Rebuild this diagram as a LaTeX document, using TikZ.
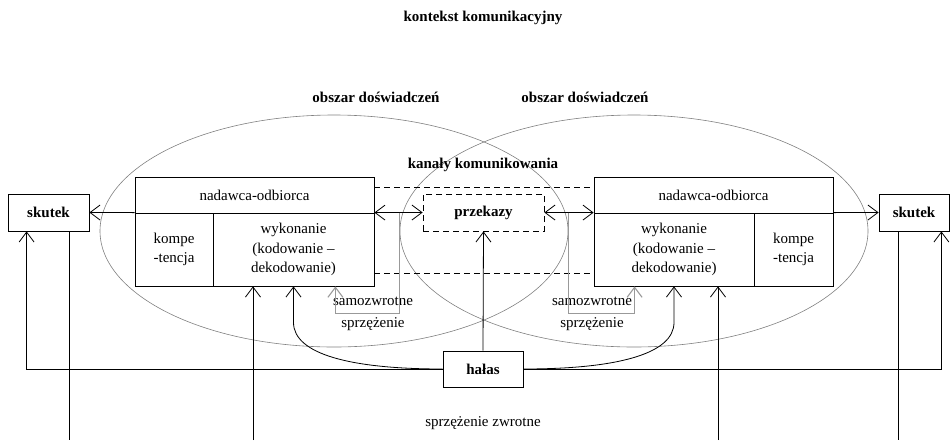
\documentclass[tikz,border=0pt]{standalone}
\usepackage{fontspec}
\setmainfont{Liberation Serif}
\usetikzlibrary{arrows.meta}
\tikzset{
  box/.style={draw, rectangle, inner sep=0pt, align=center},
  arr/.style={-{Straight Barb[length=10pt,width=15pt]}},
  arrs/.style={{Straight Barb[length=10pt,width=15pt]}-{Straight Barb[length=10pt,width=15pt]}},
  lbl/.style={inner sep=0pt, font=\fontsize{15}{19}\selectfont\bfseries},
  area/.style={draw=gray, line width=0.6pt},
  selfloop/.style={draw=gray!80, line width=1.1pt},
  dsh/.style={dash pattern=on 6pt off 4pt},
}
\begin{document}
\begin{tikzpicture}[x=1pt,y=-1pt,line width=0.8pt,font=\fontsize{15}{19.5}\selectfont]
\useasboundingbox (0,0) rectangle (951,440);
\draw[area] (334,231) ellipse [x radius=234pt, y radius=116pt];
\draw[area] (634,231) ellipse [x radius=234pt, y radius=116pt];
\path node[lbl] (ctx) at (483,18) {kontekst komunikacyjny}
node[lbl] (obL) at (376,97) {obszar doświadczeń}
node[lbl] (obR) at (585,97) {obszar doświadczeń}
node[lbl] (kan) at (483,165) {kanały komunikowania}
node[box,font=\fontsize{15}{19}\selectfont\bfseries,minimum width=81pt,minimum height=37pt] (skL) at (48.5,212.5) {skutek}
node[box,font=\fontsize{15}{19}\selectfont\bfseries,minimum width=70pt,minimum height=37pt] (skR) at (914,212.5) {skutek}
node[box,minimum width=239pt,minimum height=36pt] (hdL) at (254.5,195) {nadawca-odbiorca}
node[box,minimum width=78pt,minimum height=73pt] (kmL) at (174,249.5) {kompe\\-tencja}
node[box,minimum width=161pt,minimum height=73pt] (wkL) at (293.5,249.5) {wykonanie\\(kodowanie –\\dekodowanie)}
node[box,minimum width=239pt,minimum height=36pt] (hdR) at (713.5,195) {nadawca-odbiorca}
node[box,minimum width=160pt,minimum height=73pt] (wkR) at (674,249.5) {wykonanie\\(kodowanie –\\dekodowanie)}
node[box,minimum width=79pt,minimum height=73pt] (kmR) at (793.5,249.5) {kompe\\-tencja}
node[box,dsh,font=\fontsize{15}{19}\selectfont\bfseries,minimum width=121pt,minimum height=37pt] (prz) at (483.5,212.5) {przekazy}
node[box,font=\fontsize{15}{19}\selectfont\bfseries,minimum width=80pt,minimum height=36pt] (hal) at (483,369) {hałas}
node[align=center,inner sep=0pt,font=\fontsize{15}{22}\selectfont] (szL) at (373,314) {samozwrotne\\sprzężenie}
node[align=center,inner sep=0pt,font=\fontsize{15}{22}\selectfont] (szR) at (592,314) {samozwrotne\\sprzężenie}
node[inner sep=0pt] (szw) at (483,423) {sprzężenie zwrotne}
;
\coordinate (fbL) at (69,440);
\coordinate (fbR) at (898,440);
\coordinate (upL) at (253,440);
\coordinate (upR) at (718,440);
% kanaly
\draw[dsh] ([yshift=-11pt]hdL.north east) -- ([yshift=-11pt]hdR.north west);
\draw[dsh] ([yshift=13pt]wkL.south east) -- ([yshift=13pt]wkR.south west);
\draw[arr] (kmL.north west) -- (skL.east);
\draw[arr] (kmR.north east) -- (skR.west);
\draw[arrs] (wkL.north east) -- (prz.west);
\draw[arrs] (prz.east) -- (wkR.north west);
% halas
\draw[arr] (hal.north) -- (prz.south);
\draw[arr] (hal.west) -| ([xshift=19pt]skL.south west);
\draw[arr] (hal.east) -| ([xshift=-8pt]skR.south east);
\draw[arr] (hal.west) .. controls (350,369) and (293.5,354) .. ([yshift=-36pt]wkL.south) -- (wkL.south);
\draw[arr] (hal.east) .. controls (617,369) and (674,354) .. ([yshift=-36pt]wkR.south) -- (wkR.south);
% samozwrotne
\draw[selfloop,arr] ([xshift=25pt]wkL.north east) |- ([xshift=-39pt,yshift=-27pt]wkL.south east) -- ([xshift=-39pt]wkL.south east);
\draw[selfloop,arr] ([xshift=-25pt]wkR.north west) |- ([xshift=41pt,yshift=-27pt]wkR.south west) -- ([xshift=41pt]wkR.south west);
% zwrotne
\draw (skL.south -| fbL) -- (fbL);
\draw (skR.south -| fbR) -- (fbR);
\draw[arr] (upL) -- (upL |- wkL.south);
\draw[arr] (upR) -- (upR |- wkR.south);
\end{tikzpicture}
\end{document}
+ + + + + + +
- Goal -
Leave out the pictures and print every line of the data exactly.

- Complete output -
Rebuild this diagram as a LaTeX document, using TikZ.
\documentclass[tikz,border=0pt]{standalone}
\usepackage{fontspec}
\setmainfont{Liberation Serif}
\usetikzlibrary{arrows.meta}
\tikzset{
  box/.style={draw, rectangle, inner sep=0pt, align=center},
  arr/.style={-{Straight Barb[length=10pt,width=15pt]}},
  arrs/.style={{Straight Barb[length=10pt,width=15pt]}-{Straight Barb[length=10pt,width=15pt]}},
  lbl/.style={inner sep=0pt, font=\fontsize{15}{19}\selectfont\bfseries},
  area/.style={draw=gray, line width=0.6pt},
  selfloop/.style={draw=gray!80, line width=1.1pt},
  dsh/.style={dash pattern=on 6pt off 4pt},
}
\begin{document}
\begin{tikzpicture}[x=1pt,y=-1pt,line width=0.8pt,font=\fontsize{15}{19.5}\selectfont]
\useasboundingbox (0,0) rectangle (951,440);
\draw[area] (334,231) ellipse [x radius=234pt, y radius=116pt];
\draw[area] (634,231) ellipse [x radius=234pt, y radius=116pt];
\path node[lbl] (ctx) at (483,18) {kontekst komunikacyjny}
node[lbl] (obL) at (376,97) {obszar doświadczeń}
node[lbl] (obR) at (585,97) {obszar doświadczeń}
node[lbl] (kan) at (483,165) {kanały komunikowania}
node[box,font=\fontsize{15}{19}\selectfont\bfseries,minimum width=81pt,minimum height=37pt] (skL) at (48.5,212.5) {skutek}
node[box,font=\fontsize{15}{19}\selectfont\bfseries,minimum width=70pt,minimum height=37pt] (skR) at (914,212.5) {skutek}
node[box,minimum width=239pt,minimum height=36pt] (hdL) at (254.5,195) {nadawca-odbiorca}
node[box,minimum width=78pt,minimum height=73pt] (kmL) at (174,249.5) {kompe\\-tencja}
node[box,minimum width=161pt,minimum height=73pt] (wkL) at (293.5,249.5) {wykonanie\\(kodowanie –\\dekodowanie)}
node[box,minimum width=239pt,minimum height=36pt] (hdR) at (713.5,195) {nadawca-odbiorca}
node[box,minimum width=160pt,minimum height=73pt] (wkR) at (674,249.5) {wykonanie\\(kodowanie –\\dekodowanie)}
node[box,minimum width=79pt,minimum height=73pt] (kmR) at (793.5,249.5) {kompe\\-tencja}
node[box,dsh,font=\fontsize{15}{19}\selectfont\bfseries,minimum width=121pt,minimum height=37pt] (prz) at (483.5,212.5) {przekazy}
node[box,font=\fontsize{15}{19}\selectfont\bfseries,minimum width=80pt,minimum height=36pt] (hal) at (483,369) {hałas}
node[align=center,inner sep=0pt,font=\fontsize{15}{22}\selectfont] (szL) at (373,314) {samozwrotne\\sprzężenie}
node[align=center,inner sep=0pt,font=\fontsize{15}{22}\selectfont] (szR) at (592,314) {samozwrotne\\sprzężenie}
node[inner sep=0pt] (szw) at (483,423) {sprzężenie zwrotne}
;
\coordinate (fbL) at (69,440);
\coordinate (fbR) at (898,440);
\coordinate (upL) at (253,440);
\coordinate (upR) at (718,440);
% kanaly
\draw[dsh] ([yshift=-11pt]hdL.north east) -- ([yshift=-11pt]hdR.north west);
\draw[dsh] ([yshift=13pt]wkL.south east) -- ([yshift=13pt]wkR.south west);
\draw[arr] (kmL.north west) -- (skL.east);
\draw[arr] (kmR.north east) -- (skR.west);
\draw[arrs] (wkL.north east) -- (prz.west);
\draw[arrs] (prz.east) -- (wkR.north west);
% halas
\draw[arr] (hal.north) -- (prz.south);
\draw[arr] (hal.west) -| ([xshift=19pt]skL.south west);
\draw[arr] (hal.east) -| ([xshift=-8pt]skR.south east);
\draw[arr] (hal.west) .. controls (350,369) and (293.5,354) .. ([yshift=-36pt]wkL.south) -- (wkL.south);
\draw[arr] (hal.east) .. controls (617,369) and (674,354) .. ([yshift=-36pt]wkR.south) -- (wkR.south);
% samozwrotne
\draw[selfloop,arr] ([xshift=25pt]wkL.north east) |- ([xshift=-39pt,yshift=-27pt]wkL.south east) -- ([xshift=-39pt]wkL.south east);
\draw[selfloop,arr] ([xshift=-25pt]wkR.north west) |- ([xshift=41pt,yshift=-27pt]wkR.south west) -- ([xshift=41pt]wkR.south west);
% zwrotne
\draw (skL.south -| fbL) -- (fbL);
\draw (skR.south -| fbR) -- (fbR);
\draw[arr] (upL) -- (upL |- wkL.south);
\draw[arr] (upR) -- (upR |- wkR.south);
\end{tikzpicture}
\end{document}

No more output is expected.